======== Provided data ========
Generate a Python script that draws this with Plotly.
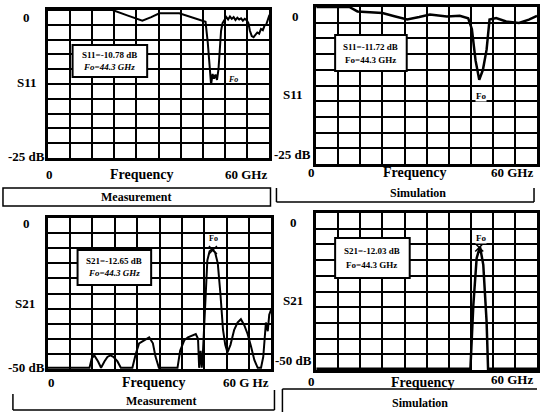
import plotly.graph_objects as go

# ---------------- data ----------------
f_s11_meas = [0, 17.5, 21.5, 25.6, 28, 30.2, 35.6, 38.5, 41.0, 42.7, 43.3, 43.8, 44.2, 44.6, 45.0, 45.4,
              45.8, 46.2, 46.6, 46.9, 47.3, 47.8, 48.3, 48.8, 49.3, 49.8, 50.3, 50.8, 51.3, 51.8, 52.3,
              52.8, 53.3, 53.8, 54.3, 54.7, 55.2, 55.7, 56.2, 56.7, 57.2, 57.7, 58.2, 58.7, 59.1, 59.6, 60]
s11_meas = [0, 0, -0.9, -1.8, -1.2, -0.55, -0.55, -1.1, -1.7, -2.0, -5.5, -9.5, -12.6, -10.8, -11.6, -10.9,
            -11.8, -10.0, -6.5, -3.5, -2.2, -1.6, -1.2, -1.6, -1.1, -1.5, -1.2, -1.7, -1.3, -1.6, -1.4,
            -1.8, -1.5, -1.7, -2.2, -3.5, -4.4, -4.6, -4.2, -3.8, -4.0, -3.2, -3.4, -2.6, -2.5, -1.5, -0.8]

f_s11_sim = [0, 9, 11.2, 18, 21.5, 24.7, 28, 30.9, 35.5, 39, 41.3, 42.3, 43.3, 44.3, 45.3, 46.3, 47.1,
             48.9, 51.6, 55.1, 57.8, 60]
s11_sim = [0, 0, -0.7, -0.96, -1.5, -2.0, -1.6, -1.2, -1.5, -1.4, -1.8, -3.5, -8.5, -11.6, -10.0, -6.8,
           -2.0, -1.75, -2.3, -2.55, -2.0, -1.4]

f_s21_meas = [0, 11.2, 11.8, 12.5, 13.5, 14.3, 15.2, 16.0, 16.8, 17.6, 18.7, 19.6, 22.7, 23.6, 24.5,
              25.8, 27.2, 28.2, 28.9, 29.8, 34.8, 35.5, 36.6, 37.6, 38.8, 39.7, 40.3, 40.6, 41.0, 41.3,
              41.6, 42.0, 42.4, 42.8, 43.4, 44.1, 44.9, 45.6, 46.3, 47.0, 47.6, 48.2, 49.0, 50.0, 50.9,
              51.8, 52.7, 53.6, 54.5, 55.4, 56.3, 57.2, 57.8, 58.2, 58.5, 59.0, 59.4, 60]
s21_meas = [-49.6, -49.6, -46.5, -45.5, -47.5, -49.6, -47.5, -46.0, -45.5, -46.0, -47.5, -49.6, -49.6,
            -45.0, -41.5, -40.4, -39.5, -41.5, -45.9, -49.6, -49.6, -44.0, -40.5, -39.5, -38.8, -38.4,
            -40.0, -49.6, -44.0, -49.6, -45.0, -35.0, -22.0, -14.0, -11.0, -10.3, -11.5, -15.0, -25.0,
            -37.0, -42.0, -44.5, -42.0, -37.0, -34.6, -33.5, -35.5, -38.4, -42.5, -47.0, -49.6, -49.6,
            -45.9, -40.0, -34.6, -37.5, -32.0, -30.0]

f_s21_sim = [0, 41.9, 42.7, 43.6, 44.5, 45.4, 46.3, 46.7, 60]
s21_sim = [-49.6, -49.6, -29.3, -14.4, -10.7, -16.5, -34.6, -49.6, -49.6]

fo_ghz = 44.3
fo_peak_meas = -10.6
fo_peak_sim = -11.0

box_texts = {
    "tl": ["S11=-10.78 dB", "Fo=44.3 GHz"],
    "tr": ["S11=-11.72 dB", "Fo=44.3 GHz"],
    "bl": ["S21=-12.65 dB", "Fo=44.3 GHz"],
    "br": ["S21=-12.03 dB", "Fo=44.3 GHz"],
}
x_tick_labels = ["0", "60 GHz"]
x_title = "Frequency"

# ---------------- layout helpers ----------------
W, H = 540, 412
FONT = "Liberation Serif"


def px(x):
    return x / W


def py(y):
    return 1 - y / H


panels = {
    # name: (x0, x1, ytop, ybottom, ymin)
    "tl": (48, 271, 10, 158, -25),
    "tr": (318, 540, 7, 164, -25),
    "bl": (48, 273, 218, 369, -50),
    "br": (318, 540, 213, 370, -50),
}
axis_ids = {"tl": "", "tr": "2", "bl": "3", "br": "4"}

fig = go.Figure()

traces = {
    "tl": (f_s11_meas, s11_meas, 2),
    "tr": (f_s11_sim, s11_sim, 2.5),
    "bl": (f_s21_meas, s21_meas, 2),
    "br": (f_s21_sim, s21_sim, 2.5),
}

layout = dict(width=W, height=H, margin=dict(l=0, r=0, t=0, b=0),
              paper_bgcolor="white", plot_bgcolor="white", showlegend=False)

for name, (x0, x1, yt, yb, ymin) in panels.items():
    aid = axis_ids[name]
    fx, fy, lw = traces[name]
    fig.add_trace(go.Scatter(x=fx, y=fy, mode="lines", line=dict(color="black", width=lw),
                             xaxis="x" + aid, yaxis="y" + aid, hoverinfo="skip"))
    common = dict(showgrid=True, gridcolor="black", gridwidth=2, showline=True, mirror=True,
                  linecolor="black", linewidth=3, showticklabels=False, ticks="", zeroline=False,
                  fixedrange=True)
    layout["xaxis" + aid] = dict(domain=[px(x0), px(x1)], range=[0, 60], dtick=6, tick0=0,
                                 anchor="y" + aid, **common)
    layout["yaxis" + aid] = dict(domain=[py(yb), py(yt)], range=[ymin, 0], dtick=abs(ymin) / 10,
                                 tick0=0, anchor="x" + aid, **common)

# Fo peak markers on S21 plots
for aid, yv in (("3", fo_peak_meas), ("4", fo_peak_sim)):
    fig.add_trace(go.Scatter(x=[fo_ghz], y=[yv], mode="markers", xaxis="x" + aid, yaxis="y" + aid,
                             marker=dict(symbol="x-thin-open", size=8, color="black",
                                         line=dict(color="black", width=1.5)),
                             hoverinfo="skip"))

fig.update_layout(**layout)

ann = []
shapes = []


def text(x, y, s, size=13, xanchor="center", bg=None, italic=False):
    t = "<b>" + (("<i>" + s + "</i>") if italic else s) + "</b>"
    d = dict(x=px(x), y=py(y), xref="paper", yref="paper", text=t, showarrow=False,
             xanchor=xanchor, yanchor="middle", font=dict(family=FONT, size=size, color="black"))
    if bg:
        d["bgcolor"] = bg
        d["borderpad"] = 0
    ann.append(d)


def line(x0, y0, x1, y1, w=1.5):
    shapes.append(dict(type="line", xref="paper", yref="paper", x0=px(x0), y0=py(y0), x1=px(x1),
                       y1=py(y1), line=dict(color="black", width=w)))


def rect(x0, y0, x1, y1, w=2):
    shapes.append(dict(type="rect", xref="paper", yref="paper", x0=px(x0), y0=py(y0), x1=px(x1),
                       y1=py(y1), line=dict(color="black", width=w), fillcolor="white", layer="above"))


# ---- top-left ----
text(27, 18, "0")
text(27, 82, "S11")
text(47, 156, "-25 dB", xanchor="right")
text(50, 175, x_tick_labels[0])
text(143, 175, x_title, size=14)
text(271, 175, x_tick_labels[1], xanchor="right")
rect(73, 45, 148, 77)
text(110, 55, box_texts["tl"][0], size=9)
text(110, 67, box_texts["tl"][1], size=9, italic=True)
text(234, 79, "Fo", size=8, italic=True)
rect(3, 188, 272, 206, w=1.5)
text(137, 197, "Measurement", size=12)

# ---- top-right ----
text(297, 17, "0")
text(295, 94, "S11")
text(315, 155, "-25 dB", xanchor="right")
text(313, 173, x_tick_labels[0])
text(417, 173, x_title, size=14)
text(538, 173, x_tick_labels[1], xanchor="right")
rect(337, 35, 409, 71)
text(373, 47, box_texts["tr"][0], size=9)
text(373, 60, box_texts["tr"][1], size=9)
text(484, 96, "Fo", size=9, bg="white")
line(278, 188, 278, 202)
line(278, 202, 537, 202)
line(537, 188, 537, 202)
text(420, 193, "Simulation", size=12)

# ---- bottom-left ----
text(27, 223, "0")
text(25, 303, "S21")
text(47, 367, "-50 dB", xanchor="right")
text(52, 382, x_tick_labels[0])
text(155, 382, x_title, size=14)
text(273, 382, "60 G Hz", xanchor="right")
rect(78, 250, 152, 285)
text(115, 261, box_texts["bl"][0], size=9)
text(115, 273, box_texts["bl"][1], size=9, italic=True)
text(215, 238, "Fo", size=8)
line(13, 394, 13, 410)
line(13, 410, 276, 410)
line(276, 390, 276, 410)
text(162, 401, "Measurement", size=12)

# ---- bottom-right ----
text(295, 222, "0")
text(295, 300, "S21")
text(316, 360, "-50 dB", xanchor="right")
text(313, 381, x_tick_labels[0])
text(425, 382, x_title, size=14)
text(538, 379, x_tick_labels[1], xanchor="right")
rect(337, 238, 412, 278)
text(374, 251, box_texts["br"][0], size=9)
text(374, 265, box_texts["br"][1], size=9)
text(484, 238, "Fo", size=9, bg="white")
line(284, 389, 540, 389)
line(284, 389, 284, 412)
text(422, 403, "Simulation", size=12)

fig.update_layout(annotations=ann, shapes=shapes)
fig.write_html("out.html", config={"displayModeBar": False},
               post_script="document.body.style.margin='0';")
========
• [Task brief] Repeat, word for word and with no pictures, only the lines running from the beginning of the data to the line that contains "-2.0, -1.75, -2.3, -2.55, -2.0, -1.4]".

• [Task solution]
Generate a Python script that draws this with Plotly.
import plotly.graph_objects as go

# ---------------- data ----------------
f_s11_meas = [0, 17.5, 21.5, 25.6, 28, 30.2, 35.6, 38.5, 41.0, 42.7, 43.3, 43.8, 44.2, 44.6, 45.0, 45.4,
              45.8, 46.2, 46.6, 46.9, 47.3, 47.8, 48.3, 48.8, 49.3, 49.8, 50.3, 50.8, 51.3, 51.8, 52.3,
              52.8, 53.3, 53.8, 54.3, 54.7, 55.2, 55.7, 56.2, 56.7, 57.2, 57.7, 58.2, 58.7, 59.1, 59.6, 60]
s11_meas = [0, 0, -0.9, -1.8, -1.2, -0.55, -0.55, -1.1, -1.7, -2.0, -5.5, -9.5, -12.6, -10.8, -11.6, -10.9,
            -11.8, -10.0, -6.5, -3.5, -2.2, -1.6, -1.2, -1.6, -1.1, -1.5, -1.2, -1.7, -1.3, -1.6, -1.4,
            -1.8, -1.5, -1.7, -2.2, -3.5, -4.4, -4.6, -4.2, -3.8, -4.0, -3.2, -3.4, -2.6, -2.5, -1.5, -0.8]

f_s11_sim = [0, 9, 11.2, 18, 21.5, 24.7, 28, 30.9, 35.5, 39, 41.3, 42.3, 43.3, 44.3, 45.3, 46.3, 47.1,
             48.9, 51.6, 55.1, 57.8, 60]
s11_sim = [0, 0, -0.7, -0.96, -1.5, -2.0, -1.6, -1.2, -1.5, -1.4, -1.8, -3.5, -8.5, -11.6, -10.0, -6.8,
           -2.0, -1.75, -2.3, -2.55, -2.0, -1.4]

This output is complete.